### Course: Statistics and probability>Unit 5

Lesson 3: Introduction to trend lines

# Fitting a line to data

Sal creates a scatter plot and then fits a line to data on the median California family income. Created by Sal Khan.

• How do we do this manually and write an equation usingpoint-slope form?
• Find the coordinates of two points on the line (not the data points they don't necessarily lie on the line).
The slope can then be calculated as the change in y over change in x and then you can use the point-slope form
• Are there more videos on how to use excel?
• What does "extrapolation" mean? What is linear regression?
• "Extrapolation" is using known data with a pattern to predict unknown data. A linear regression draws a line assuming that the scatter plot points go up linearly. He doesn't talk about it in this video, but there are other types of regression lines, like an "exponential regression," which works with something that grows exponentially, like: population, or a bank account, or GDP.
• Hey so I am kinda confused at how the slope is 1882, such a huge slope would give a really steep line wouldnt it?
Thanks!
• Great question! The "steepness" of a line is determined by 2 things. First, it is the slope, you're correct. But it is also determined by the rate each of the axes is increasing by. And because Sal chose to have the x- and y- axes to increase at different rates, it appears to be less steep.
Hope that helps!
• How do you find it out, paper-pencil style?
• well, you can ignore the fact that this is not really a linear equation and use the y=mx+b formula and you still get an estimate which is all they ask. since you cant predict the future in the real world.
• So the meaning of the Y intercept is basically the year at which the study started or at least where are table started right ?
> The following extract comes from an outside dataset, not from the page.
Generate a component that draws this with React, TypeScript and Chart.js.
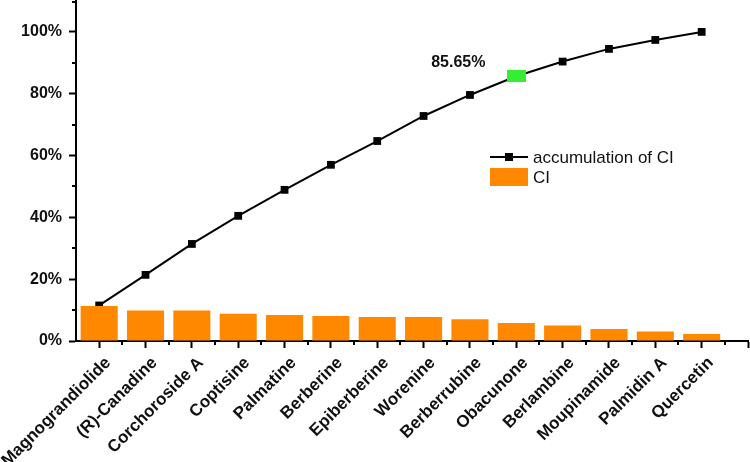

But What is the meaning of the slope ? I would guess it to be the median income per year but it doesn't ring much to me. need a little help : ) thaks !
• The slope represents the "approximate rate" at which the median income is increasing. Per year, the median income increases x amount of dollars. I say approximate rate, because the rate is not constant, but the line of best fit represents the trend in the data.
• Fun fact: median income for a California family in 2010 was actually \$57,708!
• I am confused about the word model.
Is the line which is fitted in the data called the model?
• Yes, the line that is fitted to the data (and the equation of this line) is an example of a model.

Have a blessed, wonderful day!
• how could i have found the equation of the line without using excel?